Si lo pensamos un poco, el futuro no existe. Como peregrinos despistados que somos, tenemos que inventarlo, rasgando calendarios para seguir en ruta. Y qué ocasión más propicia para imaginar futuros que el ritual de abrazos, fuegos de artificio, elixires y trasnochadas con que nos fortalecemos para el año nuevo.
Conocemos bien vagamente el recorrido que nos espera. Lo único que sabemos con certeza es que cuando lleguemos a la lejana provincia del próximo diciembre –si es que no nos voltea un recodo traicionero, por ahí por los despeñaderos de junio y julio—nos tocará hacer aduana para la siguiente región ignota, siglo adentro. Así está configurada esta famosa odisea, por acumulación y por repeticiones, no hay nada que hacer.
Cada vez que uno cruza la frontera de cada año, surge el reflejo de volver la vista atrás. El problema es que la memoria es imperfecta, los recuerdos se ponen lobos: ¿quién es éste en esta foto, cómo se llamaba ese bar ahí en la esquina de cómo se llamaba esa calle que quedaba en cómo se llamaba esa ciudad que alguna vez estuvo en cómo era el nombre de ese país que apenas recuerdo?
Porque si el futuro no existe, el pasado –en rigor—tampoco existe. Tenemos que reconstituirlo a punta de souvenirs, amuletos capaces de evocar lo que se ha perdido para siempre: alguna fotografía, el color incierto de un juguete desvencijado, pedazos de papel, cifras digitales, o sencillamente cicatrices marcadas a fuego en la blanda bitácora del cuerpo.

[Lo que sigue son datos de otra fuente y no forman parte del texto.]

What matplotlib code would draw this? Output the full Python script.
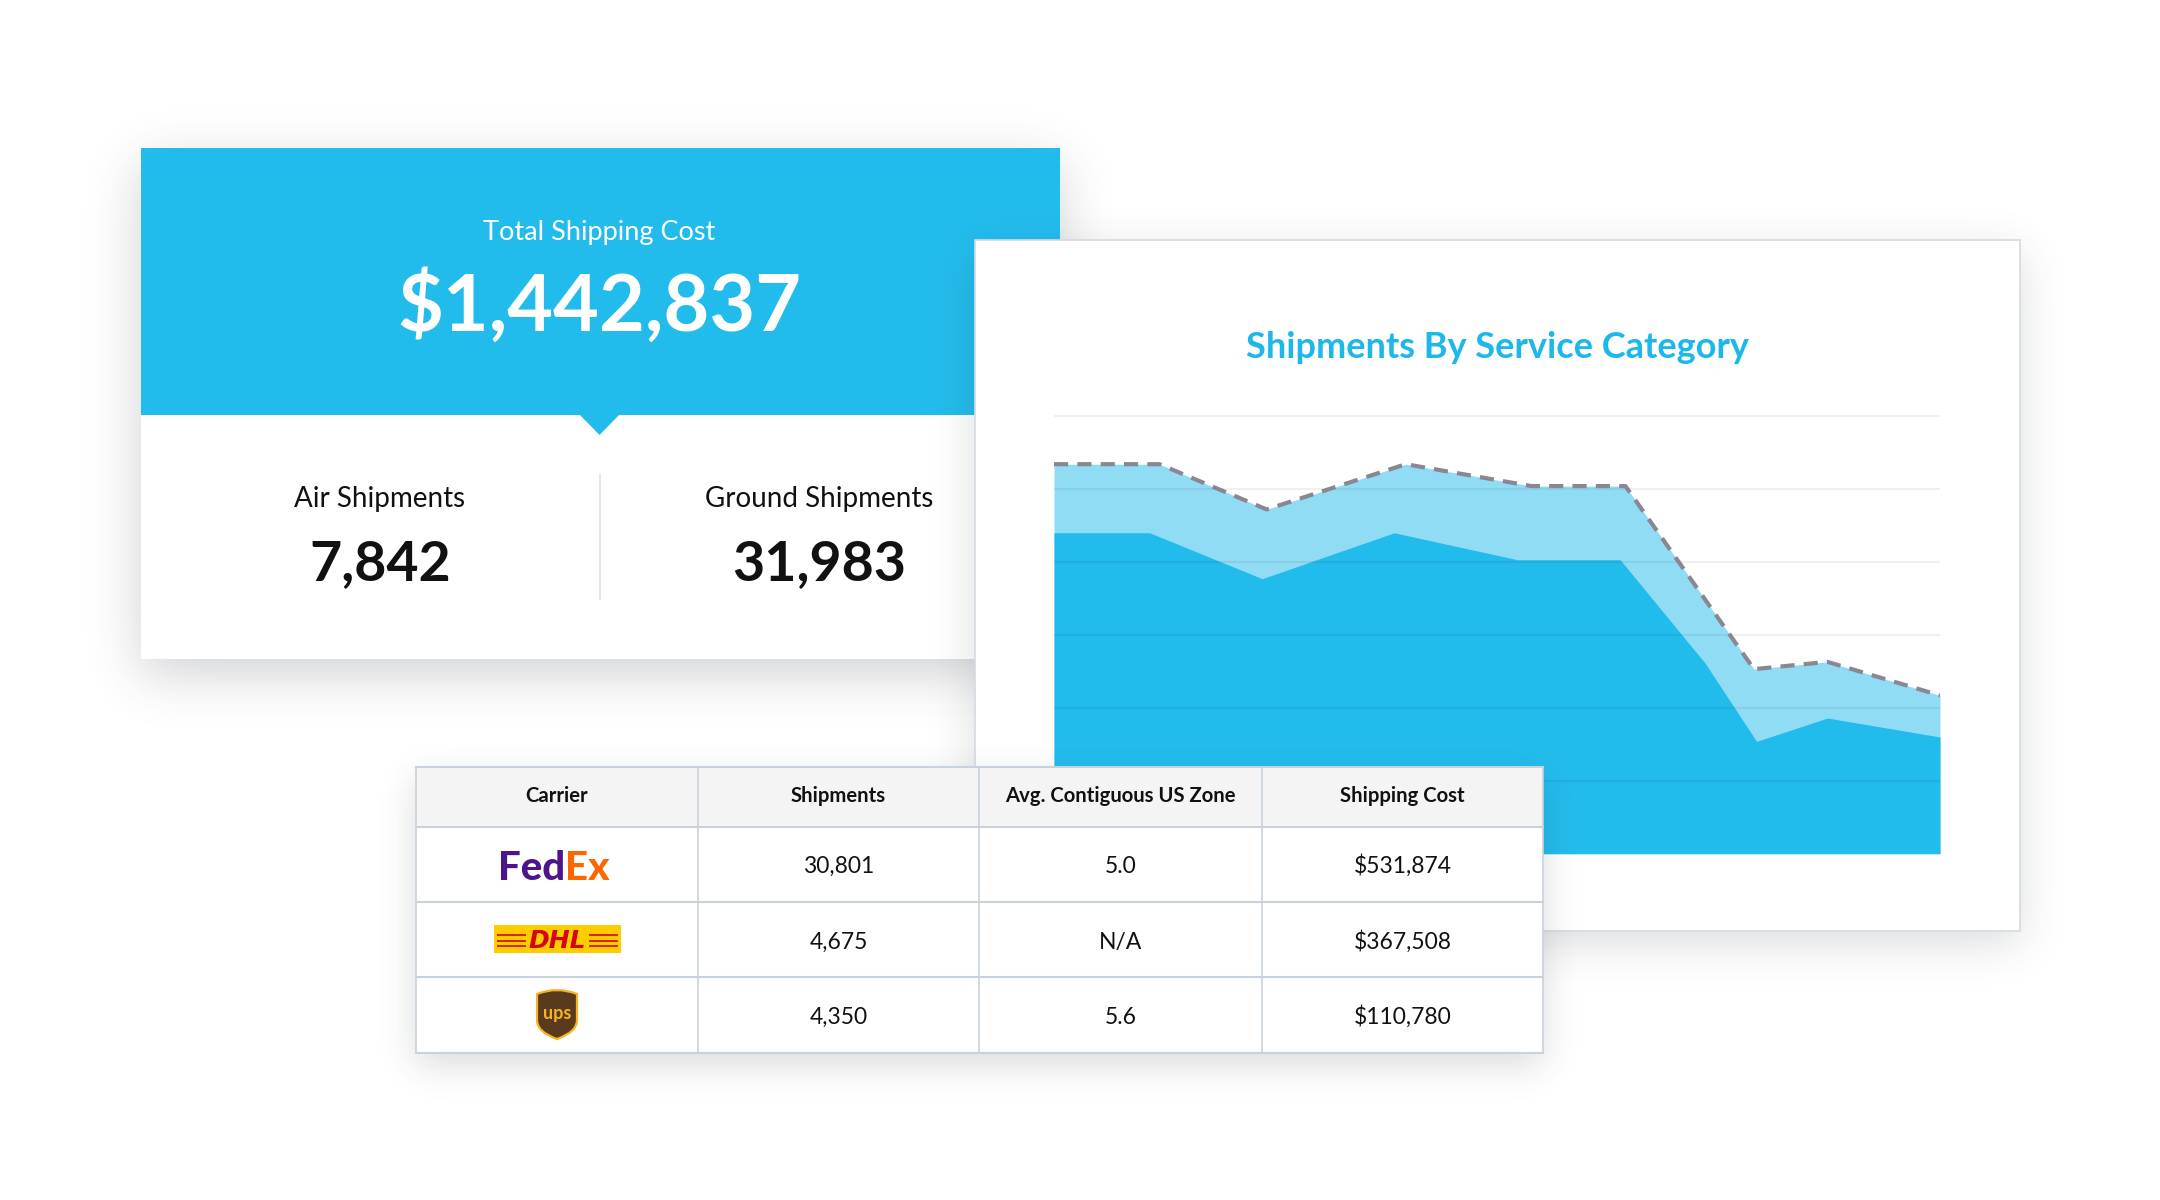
import math
import numpy as np
import matplotlib
matplotlib.use("Agg")
import matplotlib.pyplot as plt
from matplotlib.patches import Rectangle, Polygon, PathPatch
from matplotlib.path import Path

# ---------------- data ----------------
total_cost = 1442837
air_shipments = 7842
ground_shipments = 31983

table_headers = ["Carrier", "Shipments", "Avg. Contiguous US Zone", "Shipping Cost"]
carriers = ["FedEx", "DHL", "UPS"]
carrier_shipments = [30801, 4675, 4350]
carrier_zone = ["5.0", "N/A", "5.6"]
carrier_cost = [531874, 367508, 110780]

# chart: total shipments (dashed outline, light band) and ground (dark), in thousands
total_x = [0, 11.9, 24.0, 39.7, 53.9, 64.5, 79.0, 87.3, 100]
total_k = [5.34, 5.34, 4.72, 5.34, 5.04, 5.04, 2.53, 2.63, 2.17]
ground_x = [0, 10.8, 23.5, 38.4, 52.3, 63.9, 73.5, 79.3, 87.3, 100]
ground_k = [4.40, 4.40, 3.77, 4.40, 4.03, 4.03, 2.61, 1.54, 1.86, 1.60]
grid_k = [1, 2, 3, 4, 5, 6]

# ---------------- style ----------------
W, H = 2160, 1200
BLUE = "#22BCEC"
LIGHT = "#90DCF4"
TXT = "#111111"
plt.rcParams["font.family"] = ["Lato", "DejaVu Sans"]

fig = plt.figure(figsize=(W / 100, H / 100), dpi=100)
fig.patch.set_facecolor("white")


def canvas(z):
    a = fig.add_axes([0, 0, 1, 1])
    a.set_xlim(0, W)
    a.set_ylim(H, 0)
    a.axis("off")
    a.set_zorder(z)
    a.patch.set_visible(False)
    return a


verf = np.vectorize(math.erf)
xs = np.arange(W) + 0.5
ys = np.arange(H) + 0.5


def shadow(a, x0, y0, x1, y1, dy, s, alpha, z):
    k = s * math.sqrt(2)
    fx = 0.5 * (verf((xs - x0) / k) - verf((xs - x1) / k))
    fy = 0.5 * (verf((ys - y0 - dy) / k) - verf((ys - y1 - dy) / k))
    img = np.zeros((H, W, 4))
    img[..., 0] = 0.18
    img[..., 1] = 0.2
    img[..., 2] = 0.24
    img[..., 3] = alpha * np.outer(fy, fx)
    a.imshow(img, extent=(0, W, H, 0), origin="upper", zorder=z,
             interpolation="bilinear", aspect="auto")
    a.set_xlim(0, W)
    a.set_ylim(H, 0)


bg = canvas(0)

# ---- left KPI card ----
shadow(bg, 140.5, 147.5, 1059.5, 658.5, 16, 26, 0.22, 1)
bg.add_patch(Rectangle((140.5, 147.5), 919, 511, fc="white", lw=0, zorder=2))
bg.add_patch(Rectangle((140.5, 147.5), 919, 267.5, fc=BLUE, lw=0, zorder=2.1))
bg.add_patch(Polygon([(579, 414), (620, 414), (599.5, 435)], closed=True,
                     fc=BLUE, lw=0, zorder=2.1))
bg.text(599.5, 240, "Total Shipping Cost", ha="center", va="baseline",
        color="white", fontsize=19.5, fontweight="normal", zorder=3)
bg.text(599.5, 331, f"${total_cost:,}", ha="center", va="baseline",
        color="white", fontsize=57, fontweight="bold", zorder=3)
bg.text(380, 507, "Air Shipments", ha="center", va="baseline",
        color=TXT, fontsize=20, zorder=3)
bg.text(380, 580, f"{air_shipments:,}", ha="center", va="baseline",
        color=TXT, fontsize=40, fontweight="bold", zorder=3)
bg.text(819, 507, "Ground Shipments", ha="center", va="baseline",
        color=TXT, fontsize=20, zorder=3)
bg.text(819, 580, f"{ground_shipments:,}", ha="center", va="baseline",
        color=TXT, fontsize=40, fontweight="bold", zorder=3)
bg.plot([599.5, 599.5], [475, 599], color="#E6E6E6", lw=1.5, zorder=3)

# ---- chart card ----
shadow(bg, 975, 240, 2020, 931, 12, 22, 0.17, 4)
bg.add_patch(Rectangle((975, 240), 1045, 691, fc="white", ec="#D3DAE2",
                       lw=1.2, zorder=5))
bg.text(1497.5, 358, "Shipments By Service Category", ha="center",
        va="baseline", color="#1DB8EA", fontsize=26, fontweight="bold", zorder=6)

# ---- area chart ----
top_px, base_px = 412.4, 853.7
ax = fig.add_axes([1054 / W, 1 - base_px / H, (1940 - 1054) / W,
                   (base_px - top_px) / H])
ax.set_zorder(1)
ax.patch.set_visible(False)
ax.fill_between(total_x, total_k, color=LIGHT, lw=0, zorder=1)
ax.fill_between(ground_x, ground_k, color=BLUE, lw=0, zorder=1.5)
ax.plot(total_x, total_k, color="#8A8792", lw=3, ls=(0, (3.4, 2.2)),
        zorder=3, dash_capstyle="butt")
ax.set_xlim(0, 100)
ax.set_ylim(0, 6.05)
ax.set_yticks(grid_k)
ax.set_xticks([])
ax.tick_params(length=0, labelleft=False)
ax.grid(axis="y", color="black", alpha=0.06, lw=1.5)
ax.set_axisbelow(False)
for sp in ax.spines.values():
    sp.set_visible(False)

# ---- table ----
ov = canvas(2)
col_edges = [416, 698, 979, 1262, 1543]
row_edges = [767, 826.5, 901.5, 977, 1052.5]
shadow(ov, col_edges[0], row_edges[0], col_edges[-1], row_edges[-1], 12, 18, 0.18, 1)
ov.add_patch(Rectangle((col_edges[0], row_edges[0]), col_edges[-1] - col_edges[0],
                       row_edges[-1] - row_edges[0], fc="white", lw=0, zorder=2))
ov.add_patch(Rectangle((col_edges[0], row_edges[0]), col_edges[-1] - col_edges[0],
                       row_edges[1] - row_edges[0], fc="#F4F4F4", lw=0, zorder=2.1))
LC = "#C8D2DC"
for xe in col_edges:
    ov.plot([xe, xe], [row_edges[0], row_edges[-1]], color=LC, lw=1.2, zorder=3)
for ye in row_edges:
    ov.plot([col_edges[0], col_edges[-1]], [ye, ye], color=LC, lw=1.5, zorder=3)

centers = [(col_edges[i] + col_edges[i + 1]) / 2 for i in range(4)]
for c, h in zip(centers, table_headers):
    ov.text(c, 802.5, h, ha="center", va="baseline", color=TXT,
            fontsize=14.6, fontweight="bold", zorder=4)

baselines = [873, 948.5, 1023.5]
for i in range(3):
    ov.text(centers[1], baselines[i], f"{carrier_shipments[i]:,}", ha="center",
            va="baseline", color=TXT, fontsize=16.5, zorder=4)
    ov.text(centers[2], baselines[i], carrier_zone[i], ha="center",
            va="baseline", color=TXT, fontsize=16.5, zorder=4)
    ov.text(centers[3], baselines[i], f"${carrier_cost[i]:,}", ha="center",
            va="baseline", color=TXT, fontsize=16.5, zorder=4)

# FedEx logo
ov.text(565, 880, "Fed", ha="right", va="baseline", color="#4D148C",
        fontsize=29, fontweight="black", zorder=4)
ov.text(565, 880, "Ex", ha="left", va="baseline", color="#FF6600",
        fontsize=29, fontweight="black", zorder=4)

# DHL logo
ov.add_patch(Rectangle((494, 925), 127, 28, fc="#FFCC00", lw=0, zorder=4))
for yy in (935, 940.5, 946):
    ov.plot([497, 526], [yy, yy], color="#D40511", lw=1.2, zorder=5,
            solid_capstyle="butt")
    ov.plot([589, 618], [yy, yy], color="#D40511", lw=1.2, zorder=5,
            solid_capstyle="butt")
ov.text(557.5, 947.5, "DHL", ha="center", va="baseline", color="#D40511",
        fontsize=18, fontweight="bold", style="italic",
        family=["DejaVu Sans"], zorder=6)

# UPS logo
verts = [(537, 994), (557, 986), (577, 994), (577, 1020), (577, 1032),
         (557, 1039), (537, 1032), (537, 1020), (537, 994)]
codes = [Path.MOVETO, Path.CURVE3, Path.CURVE3, Path.LINETO, Path.CURVE3,
         Path.CURVE3, Path.CURVE3, Path.CURVE3, Path.CLOSEPOLY]
ov.add_patch(PathPatch(Path(verts, codes), fc="#5A3A1C", ec="#F6B420",
                       lw=1.6, zorder=4))
ov.text(557, 1019, "ups", ha="center", va="baseline", color="#F6B420",
        fontsize=13, fontweight="bold", zorder=5)

fig.savefig("out.png", dpi=100, facecolor="white")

En otras épocas del año, ignoramos –porque no sabemos bien qué hacer con ella—la cualidad precaria de la existencia, esa sensación de fragilidad con sabor a absurdo que nos invade en los momentos menos pensados. Pero a fin de año se abre el espacio y la oportunidad para la retrospección, para la introspección, y también, por qué no, para el arriesgado arte del vaticinio. En los rituales de Año Nuevo el pasado y el futuro se revelan como producciones constantes, hasta febriles, de la memoria, del deseo, de la imaginación. Se deja ver con más claridad en estos momentos el misterio que le otorga a nuestra vida la cualidad vívida y frágil de los sueños. (Piensa en lo que pasa por tu corazón en medio de un abrazo, por ejemplo, o al cortar las cintas de un regalo). Dentro del vaivén embriagador entre estas dos regiones del tiempo, se nos va aclarando –o se nos va olvidando—quiénes somos.
Nos inventamos entonces el futuro, año a año, con presagios y anhelos. En esta tarea –una especie de teletón del alma en tiempos de incertidumbre—toda superchería vale. Tú te comerás doce uvas a la medianoche, tú te pondrás calzones amarillos, tú te agenciarás un plato de lentejas, a ti no te importará que se rían los que te vean dar una vuelta a la manzana con una maleta vacía en la mano, tú abrirás o cerrarás puertas y ventanas, tú harás el aseo como si se tratara de un sacramento, tú harás promesas con un ahínco que llegará a conmoverte a ti mismo, tú elegirás con esmero a quien darle el primer abrazo, tú calcularás las coordenadas del primer beso, tú simularás que dejas todo al azar, tú abrazarás a desconocidos en la calle, (a lo mejor tú te irás a acostar temprano, para salpicar con tu pesimismo resentido la blancura virginal del año que empieza), tú inventarás tu propio rito acomodaticio, tú decidirás perder la timidez para bailar, a ti te parecerá que ya está bueno de tanta comemierdería en tu vida, y así, cada uno de nosotros hará un ensayo ritual de cómo se va a plantar frente al nuevo territorio.
Tú saldrás, medio mareado –colmado de gratitud, de añoranza, o simplemente de cola de mono—a tomar el aire del patio, cerca de la medianoche. Quizás te caerá la teja por fin y sabrás que el tiempo es, simultáneamente, la joda y el regalo de esta carrera de sacos por el mundo. Te animarás entonces a inaugurar el año, en soledad, en el patio fragante, bajo el cielo de verano arrebatado de estrellas, acaso atreviéndote al gesto transgresor de regar las plantitas para marcar tu epifanía y hacerle una finta inútil al sentimentalismo. Tal vez blandirás luego tu vaso, medio lleno, como si fuera el amuleto más potente, y tu sonrisa refulgirá, mirando el cielo, con un destello pirotécnico. Ahí te poseerá una vez más la esperanza olvidadiza y deshilachada, pero inexorable, que te surge del corazón cada vez que muere la Noche Vieja y llega por fin la Vida Nueva.